Но тут, как уже не раз бывало прежде, избавление принесла ему женщина. В середине лета 1895 года миссис Кэбот Лодж, собравшаяся вместе с мужем-сенатором и двумя сыновьями посетить Европу, предложила Адамсу присоединиться к ним. Изучение истории уже тем полезно историку, что открывает ему, как мало известно о женщинах, и это особенно очевидно всякому, кто достаточно знаком с так называемыми историческими источниками: женщин прошлых веков, о которых хоть что-то известно, можно перечесть по пальцам. К тому же все, что мы знаем о женщине от мужчины, неверно, а среди женщин лишь одна-две, подобных мадам де Севинье,[620] оставили свой портрет.
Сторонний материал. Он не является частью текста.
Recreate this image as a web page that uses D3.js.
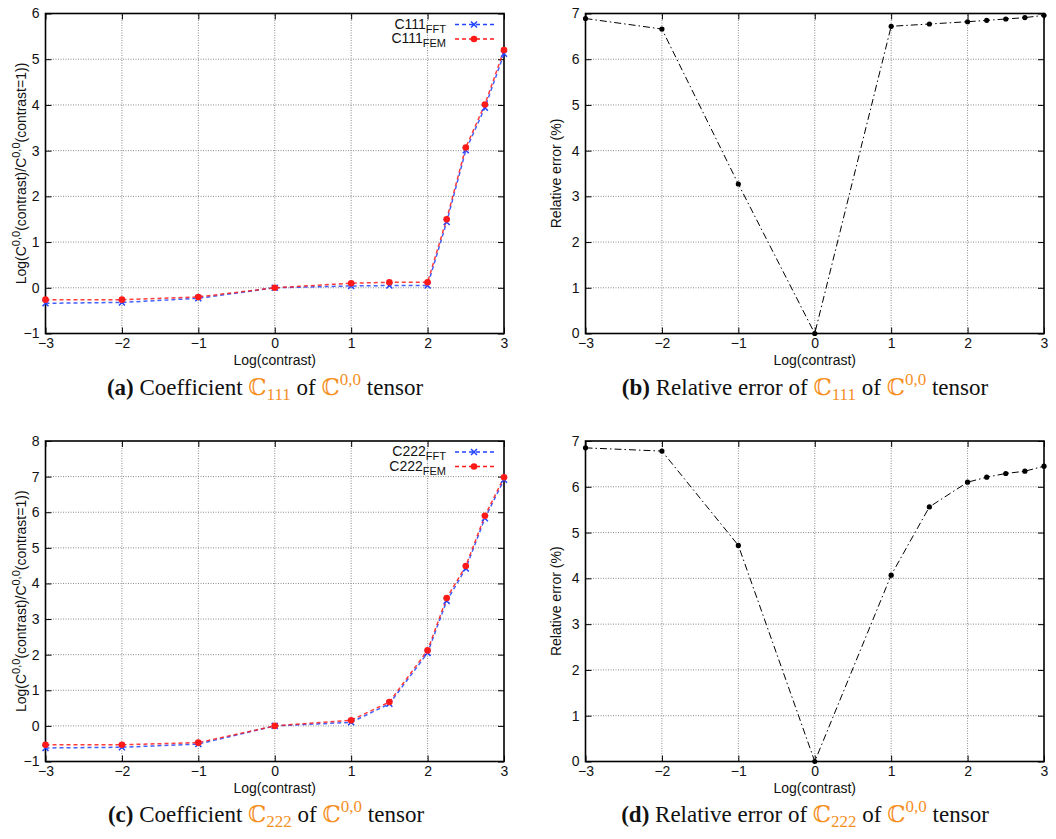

Что касается американской женщины девятнадцатого века, то она предстанет только такой, какой ее видели мужчины; возможно, ее будут знать даже меньше, чем американок восемнадцатого века, — ведь ни одна из потомства Абигайл Адамс не стала нам такой же близкой, как она, благодаря своим письмам; и это большая утрата для истории, ибо американки девятнадцатого века умели куда лучше поддерживать беседу, чем их соотечественники-мужчины, и, возможно, куда лучше, чем их бабушки. С миссис Лодж и ее мужем, сенатором с 1893 года, у Адамса сложились давние отношения, в которых он играл роль старшего брата или дяди еще с тех пор, когда, положив на стол доцента Гарвардского университета Адамса свои экзаменационные листы, студент Кэбот Лодж перешел улицу, чтобы венчаться в церкви Спасителя города Кембриджа. С самим Лоджем — историком, коллегой по университету, соредактором по «Норт Америкен ревью» и реформатором 1873–1878 годов — Адамс шел рука об руку, но с Лоджем — политическим деятелем последующих лет — у него было мало общего; а так как Лодж имел, по мнению Адамса, несчастье стать не просто сенатором, а сенатором от штата Массачусетс — звание, которое, как Адамс знал по опыту, роковым образом сказывалось на дружбе, — суеверный ученый, хорошо знакомый с законом исторической неизбежности, мог отнести его только к числу врагов. Но, исключая это обстоятельство, Адамс высоко ставил Лоджа, а в пустыне человеческой посредственности неизменно ценил приветливый оазис его дома. Сближаться с сенаторами всегда опасно, но с сенатором — мужем замечательной женщины и отцом замечательных сыновей, которые не питают почтения к сенаторам как таковым, — можно иногда, пока они держат его в узде, сблизиться и безнаказанно.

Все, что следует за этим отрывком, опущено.